If the tariffs do present issues for car clients (like Nissan and Volkswagen among others) “as good partners, we will work with them as best as we can,” said Wren.
Clients across the firm’s portfolio are “looking for more clarity and more flexibility at this time,” added Angelastro. “The type of spend may change and evolve,” he added. “We’ll know more in the near future.”
As to the proposed merger with IPG, the firm has received regulatory clearance from 5 of the 18 jurisdictions the companies need clearance from, including China, which as Wren noted on the call had been one of the more difficult clearances to obtain more than a decade ago when Omnicom and Publicis Groupe attempted a merger (which both sides mutually agreed to call off). Colombia, Brazil, Egypt and Saudi Arabia have also given the okay for the combination to proceed.
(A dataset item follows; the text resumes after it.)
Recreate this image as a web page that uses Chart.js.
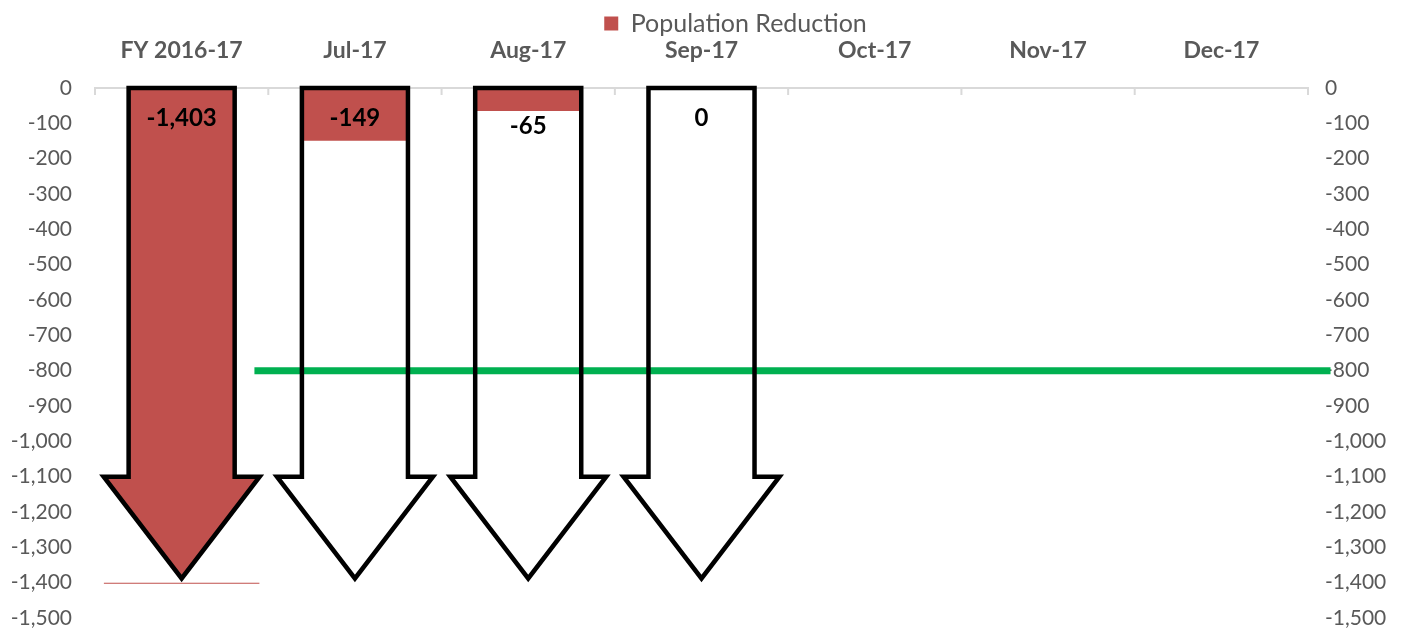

Wren said the two companies are making progress in mapping out the integration of the two firms and have “clearer sight” on much of the $750 million in synergy costs that the combination is expected to generate. Closing is still expected in the second half of the year. Q1 expenses related to the merger totaled $33.8 million.
When pressed about potential client defections, Wren asserted it was not a real issue, but instead, “nonsense fed by my competitors to the trade rags.” No clients, he added, have said they are leaving due to the transaction.
The firm’s precision marketing division was up 5.8% for the quarter. Commerce and retail marketing unit Flywheel Digital’s performance was described by Wren as “good,” albeit underperforming a bit versus expectations while other areas within the division overperformed.
PR was down given the lack of project opportunities available during last year’s election cycle. Experiential also slumped somewhat versus last year which presented Olympic-related projects.
Healthcare was also down and still cycling through a major loss last year (Pfizer) and is expected to improve in the second half.